Given data —
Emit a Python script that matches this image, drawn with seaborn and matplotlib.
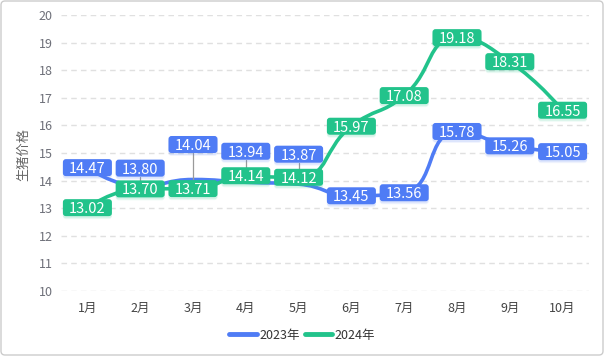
import numpy as np
import pandas as pd
import matplotlib
matplotlib.use('Agg')
import matplotlib.pyplot as plt
import seaborn as sns
from matplotlib.path import Path
from matplotlib.patches import PathPatch, FancyBboxPatch
from matplotlib.lines import Line2D
from matplotlib.transforms import IdentityTransform

# ---------------- data ----------------
months = ['1月', '2月', '3月', '4月', '5月', '6月', '7月', '8月', '9月', '10月']
series_names = ['2023年', '2024年']
price_2023 = [14.47, 13.80, 14.04, 13.94, 13.87, 13.45, 13.56, 15.78, 15.26, 15.05]
price_2024 = [13.02, 13.70, 13.71, 14.14, 14.12, 15.97, 17.08, 19.18, 18.31, 16.55]
y_ticks = [10, 11, 12, 13, 14, 15, 16, 17, 18, 19, 20]
y_title = '生猪价格'

# label layout (pixel shifts to avoid overlaps, like echarts moveOverlap)
label_shift_2023 = [0, 18, 35, 31, 30, 0, 0, 0, 0, 0]
label_shift_2024 = [0, 0, 0, 1, 0, 0, 0, 0, 0, 0]
colors = ['#4f7cf5', '#22c38b']

# ---------------- figure ----------------
sns.set_theme(style='white')
plt.rcParams['font.family'] = ['Noto Sans CJK SC', 'DejaVu Sans']

W, H = 604, 356
fig = plt.figure(figsize=(W / 100, H / 100), dpi=100)
fig.patch.set_facecolor('white')
ax = fig.add_axes([61 / W, 65 / H, 528 / W, 276 / H])

df = pd.DataFrame({
    'pos': list(range(len(months))) * 2,
    'price': price_2023 + price_2024,
    'series': [series_names[0]] * len(months) + [series_names[1]] * len(months),
})
sns.lineplot(data=df, x='pos', y='price', hue='series', palette=colors,
             linewidth=2.6, ax=ax, legend=False)
for ln in ax.lines:
    ln.set_visible(False)

ax.set_xlim(-0.5, len(months) - 0.5)
ax.set_ylim(y_ticks[0], y_ticks[-1])
ax.set_yticks(y_ticks)
ax.set_xticks(range(len(months)))
ax.set_xticklabels(months)
ax.set_xlabel('')
ax.set_ylabel('')
for s in ax.spines.values():
    s.set_visible(False)
ax.grid(axis='y', linestyle=(0, (4, 3)), color='#e0e0e0', linewidth=1)
ax.grid(axis='x', visible=False)
ax.tick_params(axis='y', length=0, pad=6, labelsize=9, labelcolor='#6e7079')
ax.tick_params(axis='x', length=0, pad=8, labelsize=9, labelcolor='#444444')


def smooth_path(pts, smooth=0.5):
    verts = [tuple(pts[0])]
    codes = [Path.MOVETO]
    cp0 = tuple(pts[0])
    n = len(pts)
    for i in range(1, n):
        x, y = pts[i]
        px, py = pts[i - 1]
        if i == n - 1:
            cp1 = (x, y)
            ncp0 = None
        else:
            nx, ny = pts[i + 1]
            vx, vy = nx - px, ny - py
            lp = np.hypot(x - px, y - py)
            lnn = np.hypot(nx - x, ny - y)
            r = lnn / (lnn + lp)
            ncx = x + vx * smooth * r
            ncy = y + vy * smooth * r
            ncx = max(min(ncx, max(nx, x)), min(nx, x))
            ncy = max(min(ncy, max(ny, y)), min(ny, y))
            vx, vy = ncx - x, ncy - y
            c1x = x - vx * lp / lnn
            c1y = y - vy * lp / lnn
            c1x = max(min(c1x, max(px, x)), min(px, x))
            c1y = max(min(c1y, max(py, y)), min(py, y))
            vx, vy = x - c1x, y - c1y
            ncx = x + vx * lnn / lp
            ncy = y + vy * lnn / lp
            cp1 = (c1x, c1y)
            ncp0 = (ncx, ncy)
        verts += [cp0, cp1, (x, y)]
        codes += [Path.CURVE4] * 3
        cp0 = ncp0
    return verts, codes


inv = ax.transData.inverted()
series = [price_2023, price_2024]
shifts = [label_shift_2023, label_shift_2024]

for vals, col in zip(series, colors):
    pts = ax.transData.transform(np.column_stack([np.arange(len(vals)), vals]))
    verts, codes = smooth_path(pts)
    verts_d = inv.transform(np.array(verts))
    ax.add_patch(PathPatch(Path(verts_d, codes), facecolor='none', edgecolor=col,
                           linewidth=2.6, zorder=3, capstyle='round', joinstyle='round'))

# labels
BW, BH = 49, 17
ident = IdentityTransform()
for vals, col, sh in zip(series, colors, shifts):
    pts = ax.transData.transform(np.column_stack([np.arange(len(vals)), vals]))
    for (cx, py), v, s in zip(pts, vals, sh):
        cy = py + s
        if s > 4:
            fig.add_artist(Line2D([cx, cx], [py, cy - BH / 2], color='#9a9a9a',
                                  linewidth=0.9, transform=ident, zorder=4))
        for k, a in [(3, 0.08), (2, 0.12)]:
            fig.add_artist(FancyBboxPatch((cx - BW / 2, cy - BH / 2 - k), BW, BH,
                                          boxstyle='round,pad=0,rounding_size=3',
                                          facecolor=col, edgecolor='none', alpha=a,
                                          transform=ident, zorder=5))
        fig.add_artist(FancyBboxPatch((cx - BW / 2, cy - BH / 2), BW, BH,
                                      boxstyle='round,pad=0,rounding_size=3',
                                      facecolor=col, edgecolor='none',
                                      transform=ident, zorder=6))
        fig.text(cx, cy, f'{v:.2f}', transform=ident, ha='center', va='center_baseline',
                 color='white', fontsize=10.5, zorder=7)

# y title
fig.text(24 / W, 1 - 154 / H, y_title, rotation=90, ha='center', va='center',
         fontsize=9.5, color='#666666')

# legend
handles = [Line2D([], [], color=c, linewidth=3.5) for c in colors]
fig.legend(handles, series_names, loc='center', bbox_to_anchor=(0.5, 1 - 335 / H),
           ncol=2, frameon=False, fontsize=9, handlelength=2.2, handletextpad=0.2,
           columnspacing=0.4, labelcolor='#333333')

# outer border
fig.add_artist(FancyBboxPatch((1, 1), W - 2, H - 2, boxstyle='round,pad=0,rounding_size=4',
                              facecolor='none', edgecolor='#cccccc', linewidth=1,
                              transform=ident, zorder=10))

fig.savefig('out.png', dpi=100, facecolor='white')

What you should do —
Without the pictures, write out the whole listing above exactly as it appears.

Reply to the task —
Emit a Python script that matches this image, drawn with seaborn and matplotlib.
import numpy as np
import pandas as pd
import matplotlib
matplotlib.use('Agg')
import matplotlib.pyplot as plt
import seaborn as sns
from matplotlib.path import Path
from matplotlib.patches import PathPatch, FancyBboxPatch
from matplotlib.lines import Line2D
from matplotlib.transforms import IdentityTransform

# ---------------- data ----------------
months = ['1月', '2月', '3月', '4月', '5月', '6月', '7月', '8月', '9月', '10月']
series_names = ['2023年', '2024年']
price_2023 = [14.47, 13.80, 14.04, 13.94, 13.87, 13.45, 13.56, 15.78, 15.26, 15.05]
price_2024 = [13.02, 13.70, 13.71, 14.14, 14.12, 15.97, 17.08, 19.18, 18.31, 16.55]
y_ticks = [10, 11, 12, 13, 14, 15, 16, 17, 18, 19, 20]
y_title = '生猪价格'

# label layout (pixel shifts to avoid overlaps, like echarts moveOverlap)
label_shift_2023 = [0, 18, 35, 31, 30, 0, 0, 0, 0, 0]
label_shift_2024 = [0, 0, 0, 1, 0, 0, 0, 0, 0, 0]
colors = ['#4f7cf5', '#22c38b']

# ---------------- figure ----------------
sns.set_theme(style='white')
plt.rcParams['font.family'] = ['Noto Sans CJK SC', 'DejaVu Sans']

W, H = 604, 356
fig = plt.figure(figsize=(W / 100, H / 100), dpi=100)
fig.patch.set_facecolor('white')
ax = fig.add_axes([61 / W, 65 / H, 528 / W, 276 / H])

df = pd.DataFrame({
    'pos': list(range(len(months))) * 2,
    'price': price_2023 + price_2024,
    'series': [series_names[0]] * len(months) + [series_names[1]] * len(months),
})
sns.lineplot(data=df, x='pos', y='price', hue='series', palette=colors,
             linewidth=2.6, ax=ax, legend=False)
for ln in ax.lines:
    ln.set_visible(False)

ax.set_xlim(-0.5, len(months) - 0.5)
ax.set_ylim(y_ticks[0], y_ticks[-1])
ax.set_yticks(y_ticks)
ax.set_xticks(range(len(months)))
ax.set_xticklabels(months)
ax.set_xlabel('')
ax.set_ylabel('')
for s in ax.spines.values():
    s.set_visible(False)
ax.grid(axis='y', linestyle=(0, (4, 3)), color='#e0e0e0', linewidth=1)
ax.grid(axis='x', visible=False)
ax.tick_params(axis='y', length=0, pad=6, labelsize=9, labelcolor='#6e7079')
ax.tick_params(axis='x', length=0, pad=8, labelsize=9, labelcolor='#444444')


def smooth_path(pts, smooth=0.5):
    verts = [tuple(pts[0])]
    codes = [Path.MOVETO]
    cp0 = tuple(pts[0])
    n = len(pts)
    for i in range(1, n):
        x, y = pts[i]
        px, py = pts[i - 1]
        if i == n - 1:
            cp1 = (x, y)
            ncp0 = None
        else:
            nx, ny = pts[i + 1]
            vx, vy = nx - px, ny - py
            lp = np.hypot(x - px, y - py)
            lnn = np.hypot(nx - x, ny - y)
            r = lnn / (lnn + lp)
            ncx = x + vx * smooth * r
            ncy = y + vy * smooth * r
            ncx = max(min(ncx, max(nx, x)), min(nx, x))
            ncy = max(min(ncy, max(ny, y)), min(ny, y))
            vx, vy = ncx - x, ncy - y
            c1x = x - vx * lp / lnn
            c1y = y - vy * lp / lnn
            c1x = max(min(c1x, max(px, x)), min(px, x))
            c1y = max(min(c1y, max(py, y)), min(py, y))
            vx, vy = x - c1x, y - c1y
            ncx = x + vx * lnn / lp
            ncy = y + vy * lnn / lp
            cp1 = (c1x, c1y)
            ncp0 = (ncx, ncy)
        verts += [cp0, cp1, (x, y)]
        codes += [Path.CURVE4] * 3
        cp0 = ncp0
    return verts, codes


inv = ax.transData.inverted()
series = [price_2023, price_2024]
shifts = [label_shift_2023, label_shift_2024]

for vals, col in zip(series, colors):
    pts = ax.transData.transform(np.column_stack([np.arange(len(vals)), vals]))
    verts, codes = smooth_path(pts)
    verts_d = inv.transform(np.array(verts))
    ax.add_patch(PathPatch(Path(verts_d, codes), facecolor='none', edgecolor=col,
                           linewidth=2.6, zorder=3, capstyle='round', joinstyle='round'))

# labels
BW, BH = 49, 17
ident = IdentityTransform()
for vals, col, sh in zip(series, colors, shifts):
    pts = ax.transData.transform(np.column_stack([np.arange(len(vals)), vals]))
    for (cx, py), v, s in zip(pts, vals, sh):
        cy = py + s
        if s > 4:
            fig.add_artist(Line2D([cx, cx], [py, cy - BH / 2], color='#9a9a9a',
                                  linewidth=0.9, transform=ident, zorder=4))
        for k, a in [(3, 0.08), (2, 0.12)]:
            fig.add_artist(FancyBboxPatch((cx - BW / 2, cy - BH / 2 - k), BW, BH,
                                          boxstyle='round,pad=0,rounding_size=3',
                                          facecolor=col, edgecolor='none', alpha=a,
                                          transform=ident, zorder=5))
        fig.add_artist(FancyBboxPatch((cx - BW / 2, cy - BH / 2), BW, BH,
                                      boxstyle='round,pad=0,rounding_size=3',
                                      facecolor=col, edgecolor='none',
                                      transform=ident, zorder=6))
        fig.text(cx, cy, f'{v:.2f}', transform=ident, ha='center', va='center_baseline',
                 color='white', fontsize=10.5, zorder=7)

# y title
fig.text(24 / W, 1 - 154 / H, y_title, rotation=90, ha='center', va='center',
         fontsize=9.5, color='#666666')

# legend
handles = [Line2D([], [], color=c, linewidth=3.5) for c in colors]
fig.legend(handles, series_names, loc='center', bbox_to_anchor=(0.5, 1 - 335 / H),
           ncol=2, frameon=False, fontsize=9, handlelength=2.2, handletextpad=0.2,
           columnspacing=0.4, labelcolor='#333333')

# outer border
fig.add_artist(FancyBboxPatch((1, 1), W - 2, H - 2, boxstyle='round,pad=0,rounding_size=4',
                              facecolor='none', edgecolor='#cccccc', linewidth=1,
                              transform=ident, zorder=10))

fig.savefig('out.png', dpi=100, facecolor='white')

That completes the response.